TASK BRIEF
Once the pictures are set aside, transcribe the remaining data exactly.

>> begin RECORDED DATA

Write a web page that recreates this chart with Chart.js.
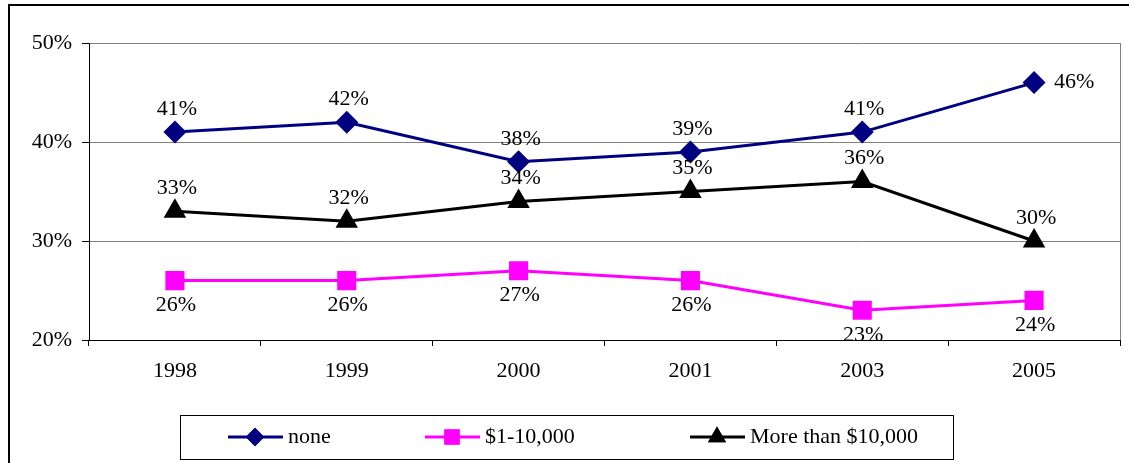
<!DOCTYPE html>
<html>
<head>
<meta charset="utf-8">
<script src="https://cdn.jsdelivr.net/npm/chart.js@4/dist/chart.umd.min.js"></script>
<style>
    html, body { margin: 0; padding: 0; background: #fff; }
    #wrap { width: 1129px; height: 463px; }
</style>
</head>
<body>
<div id="wrap"><canvas id="chart" width="1129" height="463"></canvas></div>
<script>
const years = ['1998', '1999', '2000', '2001', '2003', '2005'];
const seriesNames = ['none', '$1-10,000', 'More than $10,000'];
const noneValues = [41, 42, 38, 39, 41, 46];
const smallValues = [26, 26, 27, 26, 23, 24];
const largeValues = [33, 32, 34, 35, 36, 30];

const FONT = "'Liberation Serif', 'Times New Roman', serif";

// draws the "41%" style labels next to each point
const valueLabels = {
    id: 'valueLabels',
    afterDatasetsDraw(chart) {
        const ctx = chart.ctx;
        ctx.save();
        ctx.font = '22px ' + FONT;
        ctx.fillStyle = '#000';
        ctx.textBaseline = 'middle';
        chart.data.datasets.forEach((ds, di) => {
            const meta = chart.getDatasetMeta(di);
            meta.data.forEach((pt, i) => {
                let text = ds.data[i] + '%';
                let place = ds.labelPlace;
                if (ds.lastPlace && i === ds.data.length - 1) place = ds.lastPlace;
                if (place === 'right') {
                    ctx.textAlign = 'left';
                    ctx.fillText(text, pt.x + 20, pt.y);
                } else if (place === 'below') {
                    ctx.textAlign = 'center';
                    ctx.fillText(text, pt.x + 1, pt.y + 25);
                } else {
                    ctx.textAlign = 'center';
                    ctx.fillText(text, pt.x + 2, pt.y - 23);
                }
            });
        });
        ctx.restore();
    }
};

// outer frame, plot border and the boxed legend
const frame = {
    id: 'frame',
    beforeDraw(chart) {
        const ctx = chart.ctx;
        ctx.save();
        ctx.fillStyle = '#fff';
        ctx.fillRect(0, 0, chart.width, chart.height);
        ctx.restore();
    },
    afterDraw(chart) {
        const ctx = chart.ctx;
        const a = chart.chartArea;
        ctx.save();
        ctx.strokeStyle = '#808080';
        ctx.lineWidth = 1;
        ctx.beginPath();
        ctx.moveTo(Math.round(a.right) + 0.5, a.top);
        ctx.lineTo(Math.round(a.right) + 0.5, a.bottom);
        ctx.stroke();

        ctx.strokeStyle = '#000';
        ctx.lineWidth = 2;
        ctx.beginPath();
        ctx.moveTo(9, 470);
        ctx.lineTo(9, 5);
        ctx.lineTo(1140, 5);
        ctx.stroke();

        // legend
        ctx.lineWidth = 1;
        ctx.strokeStyle = '#000';
        ctx.strokeRect(180.5, 415.5, 773, 44);
        const starts = [228, 425, 690];
        const cy = 437;
        ctx.font = '22px ' + FONT;
        ctx.textBaseline = 'middle';
        ctx.textAlign = 'left';
        chart.data.datasets.forEach((ds, di) => {
            const x0 = starts[di];
            ctx.strokeStyle = ds.borderColor;
            ctx.lineWidth = 3;
            ctx.beginPath();
            ctx.moveTo(x0, cy);
            ctx.lineTo(x0 + 55, cy);
            ctx.stroke();
            ctx.fillStyle = ds.borderColor;
            Chart.helpers.drawPoint(ctx, {
                pointStyle: ds.pointStyle,
                radius: ds.pointRadius * 0.8,
                borderWidth: 0
            }, x0 + 27, cy);
            ctx.fill();
            ctx.fillStyle = '#000';
            ctx.fillText(seriesNames[di], x0 + 60, cy);
        });
        ctx.restore();
    }
};

new Chart(document.getElementById('chart'), {
    type: 'line',
    data: {
        labels: years,
        datasets: [
            {
                label: seriesNames[0],
                data: noneValues,
                borderColor: '#000080',
                backgroundColor: '#000080',
                pointStyle: 'rectRot',
                pointRadius: 11.5,
                labelPlace: 'above',
                lastPlace: 'right'
            },
            {
                label: seriesNames[1],
                data: smallValues,
                borderColor: '#ff00ff',
                backgroundColor: '#ff00ff',
                pointStyle: 'rect',
                pointRadius: 13.5,
                labelPlace: 'below'
            },
            {
                label: seriesNames[2],
                data: largeValues,
                borderColor: '#000000',
                backgroundColor: '#000000',
                pointStyle: 'triangle',
                pointRadius: 13,
                labelPlace: 'above'
            }
        ]
    },
    options: {
        responsive: false,
        animation: false,
        layout: { autoPadding: false, padding: { top: 43, right: 9, left: 0, bottom: 0 } },
        elements: {
            line: { borderWidth: 3, tension: 0 },
            point: { borderWidth: 0, hoverRadius: 11 }
        },
        plugins: {
            legend: { display: false },
            tooltip: { enabled: false }
        },
        scales: {
            x: {
                offset: true,
                afterFit(scale) {
                    scale.height = 123;
                    scale.paddingLeft = 0;
                    scale.paddingRight = 0;
                },
                grid: {
                    offset: true,
                    drawOnChartArea: false,
                    tickLength: 6,
                    color: '#000'
                },
                border: { color: '#000', width: 1 },
                ticks: {
                    color: '#000',
                    padding: 12,
                    maxRotation: 0,
                    font: { family: FONT, size: 22 }
                }
            },
            y: {
                min: 20,
                max: 50,
                afterFit(scale) {
                    scale.width = 89;
                    scale.paddingTop = 0;
                    scale.paddingBottom = 0;
                },
                grid: {
                    color: '#808080',
                    tickColor: '#000',
                    tickLength: 7
                },
                border: { color: '#000', width: 1 },
                ticks: {
                    stepSize: 10,
                    color: '#000',
                    padding: 10,
                    font: { family: FONT, size: 22 },
                    callback: v => v + '%'
                }
            }
        }
    },
    plugins: [frame, valueLabels]
});
</script>
</body>
</html>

>> end RECORDED DATA

SOLUTION TO THIS PROBLEM
Write a web page that recreates this chart with Chart.js.
<!DOCTYPE html>
<html>
<head>
<meta charset="utf-8">
<script src="https://cdn.jsdelivr.net/npm/chart.js@4/dist/chart.umd.min.js"></script>
<style>
    html, body { margin: 0; padding: 0; background: #fff; }
    #wrap { width: 1129px; height: 463px; }
</style>
</head>
<body>
<div id="wrap"><canvas id="chart" width="1129" height="463"></canvas></div>
<script>
const years = ['1998', '1999', '2000', '2001', '2003', '2005'];
const seriesNames = ['none', '$1-10,000', 'More than $10,000'];
const noneValues = [41, 42, 38, 39, 41, 46];
const smallValues = [26, 26, 27, 26, 23, 24];
const largeValues = [33, 32, 34, 35, 36, 30];

const FONT = "'Liberation Serif', 'Times New Roman', serif";

// draws the "41%" style labels next to each point
const valueLabels = {
    id: 'valueLabels',
    afterDatasetsDraw(chart) {
        const ctx = chart.ctx;
        ctx.save();
        ctx.font = '22px ' + FONT;
        ctx.fillStyle = '#000';
        ctx.textBaseline = 'middle';
        chart.data.datasets.forEach((ds, di) => {
            const meta = chart.getDatasetMeta(di);
            meta.data.forEach((pt, i) => {
                let text = ds.data[i] + '%';
                let place = ds.labelPlace;
                if (ds.lastPlace && i === ds.data.length - 1) place = ds.lastPlace;
                if (place === 'right') {
                    ctx.textAlign = 'left';
                    ctx.fillText(text, pt.x + 20, pt.y);
                } else if (place === 'below') {
                    ctx.textAlign = 'center';
                    ctx.fillText(text, pt.x + 1, pt.y + 25);
                } else {
                    ctx.textAlign = 'center';
                    ctx.fillText(text, pt.x + 2, pt.y - 23);
                }
            });
        });
        ctx.restore();
    }
};

// outer frame, plot border and the boxed legend
const frame = {
    id: 'frame',
    beforeDraw(chart) {
        const ctx = chart.ctx;
        ctx.save();
        ctx.fillStyle = '#fff';
        ctx.fillRect(0, 0, chart.width, chart.height);
        ctx.restore();
    },
    afterDraw(chart) {
        const ctx = chart.ctx;
        const a = chart.chartArea;
        ctx.save();
        ctx.strokeStyle = '#808080';
        ctx.lineWidth = 1;
        ctx.beginPath();
        ctx.moveTo(Math.round(a.right) + 0.5, a.top);
        ctx.lineTo(Math.round(a.right) + 0.5, a.bottom);
        ctx.stroke();

        ctx.strokeStyle = '#000';
        ctx.lineWidth = 2;
        ctx.beginPath();
        ctx.moveTo(9, 470);
        ctx.lineTo(9, 5);
        ctx.lineTo(1140, 5);
        ctx.stroke();

        // legend
        ctx.lineWidth = 1;
        ctx.strokeStyle = '#000';
        ctx.strokeRect(180.5, 415.5, 773, 44);
        const starts = [228, 425, 690];
        const cy = 437;
        ctx.font = '22px ' + FONT;
        ctx.textBaseline = 'middle';
        ctx.textAlign = 'left';
        chart.data.datasets.forEach((ds, di) => {
            const x0 = starts[di];
            ctx.strokeStyle = ds.borderColor;
            ctx.lineWidth = 3;
            ctx.beginPath();
            ctx.moveTo(x0, cy);
            ctx.lineTo(x0 + 55, cy);
            ctx.stroke();
            ctx.fillStyle = ds.borderColor;
            Chart.helpers.drawPoint(ctx, {
                pointStyle: ds.pointStyle,
                radius: ds.pointRadius * 0.8,
                borderWidth: 0
            }, x0 + 27, cy);
            ctx.fill();
            ctx.fillStyle = '#000';
            ctx.fillText(seriesNames[di], x0 + 60, cy);
        });
        ctx.restore();
    }
};

new Chart(document.getElementById('chart'), {
    type: 'line',
    data: {
        labels: years,
        datasets: [
            {
                label: seriesNames[0],
                data: noneValues,
                borderColor: '#000080',
                backgroundColor: '#000080',
                pointStyle: 'rectRot',
                pointRadius: 11.5,
                labelPlace: 'above',
                lastPlace: 'right'
            },
            {
                label: seriesNames[1],
                data: smallValues,
                borderColor: '#ff00ff',
                backgroundColor: '#ff00ff',
                pointStyle: 'rect',
                pointRadius: 13.5,
                labelPlace: 'below'
            },
            {
                label: seriesNames[2],
                data: largeValues,
                borderColor: '#000000',
                backgroundColor: '#000000',
                pointStyle: 'triangle',
                pointRadius: 13,
                labelPlace: 'above'
            }
        ]
    },
    options: {
        responsive: false,
        animation: false,
        layout: { autoPadding: false, padding: { top: 43, right: 9, left: 0, bottom: 0 } },
        elements: {
            line: { borderWidth: 3, tension: 0 },
            point: { borderWidth: 0, hoverRadius: 11 }
        },
        plugins: {
            legend: { display: false },
            tooltip: { enabled: false }
        },
        scales: {
            x: {
                offset: true,
                afterFit(scale) {
                    scale.height = 123;
                    scale.paddingLeft = 0;
                    scale.paddingRight = 0;
                },
                grid: {
                    offset: true,
                    drawOnChartArea: false,
                    tickLength: 6,
                    color: '#000'
                },
                border: { color: '#000', width: 1 },
                ticks: {
                    color: '#000',
                    padding: 12,
                    maxRotation: 0,
                    font: { family: FONT, size: 22 }
                }
            },
            y: {
                min: 20,
                max: 50,
                afterFit(scale) {
                    scale.width = 89;
                    scale.paddingTop = 0;
                    scale.paddingBottom = 0;
                },
                grid: {
                    color: '#808080',
                    tickColor: '#000',
                    tickLength: 7
                },
                border: { color: '#000', width: 1 },
                ticks: {
                    stepSize: 10,
                    color: '#000',
                    padding: 10,
                    font: { family: FONT, size: 22 },
                    callback: v => v + '%'
                }
            }
        }
    },
    plugins: [frame, valueLabels]
});
</script>
</body>
</html>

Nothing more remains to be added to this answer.